Por otro lado, si la naturaleza es cruel, es decir, si la naturaleza tiene una voluntad de hacer sufrir a sus criaturas, entonces los seres humanos, como parte de la naturaleza están legitimados a hacer sufrir a otras criaturas, incluso a sí mismos. Si la naturaleza es horrible, es decir, si la naturaleza es juzgada con un baremo humano de bien y de mal, entonces está justificado naturalmente cometer atrocidades y comportarse horriblemente, sin límite alguno, desde comer perros o niñas, hasta esclavizarlas sexualmente. Asumir la crueldad y lo horrible como algo natural, es decir, leer a la naturaleza según nuestra conveniencia y limitaciones mentales -que son inmensas-, es dar carta blanca a absolutamente todo. El discurso de la fortaleza como derecho de supervivencia es empleado por todas las humanas que crían, ceban, asesinan y descuartizan animales, los cazan, los encierran de por vida y los explotan, y especialmente por la gente que financia o permite tales comportamientos, pero no es la fuerza sino la falta de escrúpulos la cualidad a la que aluden en realidad.
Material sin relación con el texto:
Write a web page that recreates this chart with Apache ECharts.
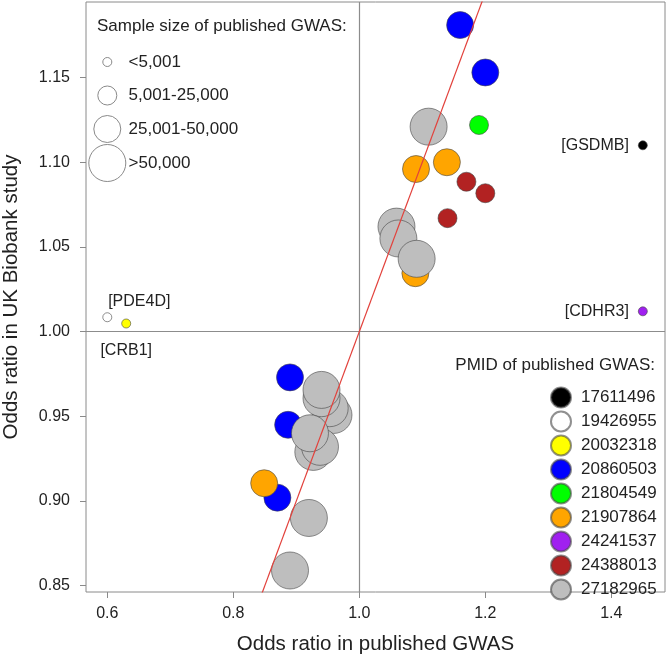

Toda esa gente, sin embargo, no vacila en exigir sus derechos, en protestar cuando otros seres humanos las dañan, cuando se convierten en presas ante los ojos aleatorios de quien decide verdugarlas. El discurso que tramposamente usan para defender ¨su¨ carne o queso, al volverse contra ellas o contra seres que respetan (sus familiares, sus perros...), toma otra forma, se las antoja inaceptable. Podríamos hablar del constructo especista como otro modo de fascismo, el cual beneficia a unas, menoscabando a otras. La historia está llena de fascismos, de todo tipo, repetimos una y otra vez las dinámicas de violencia entre partes, con amplio abanico de pretextos para legitimarla -!o incluso sin el más mínimo de ellos!-, pero aludir a la naturalidad de la ¨crueldad¨ y lo ¨horrible¨ (lecturas unilaterales según nuestros intereses personales, y no de las especies involucradas en nuestro juicio) acaba derivando en cierto proselitismo -cuando no relatividad- para con las conductas humanas. Ese proselitismo, bajo el balbuceo de que ¨la naturaleza es cruel¨, sólo continúa una herencia de pseudociencia partidista muy muy masculina.


Miro las grandes nubes y pienso que son como ciudades, de varios kilómetros de longitud, aunque no lo parezca. Dentro de ellas hay toneladas de agua diseminada en un estado ingrávido. Pueden viajar así distancias grandes como países y bastará que se junten con otras igual de embarazadas, para que el peso del líquido se las haga insoportable y paran la lluvia, beneficiando alguna zona. Pienso en lo inmenso a nuestra magnitud y me excede, da vértigo esa medida, por ello prefiero las cucarachas a los dinosaurios aunque ambas convivieran, no sólo porque estas existen, sino porque estoy más cerca de ellas y de no dañarlas, aunque las tres especies seamos igual de frágiles. Dinosaurios, cucarachas, humanas, todas deberíamos aprender que vivir es la respuesta.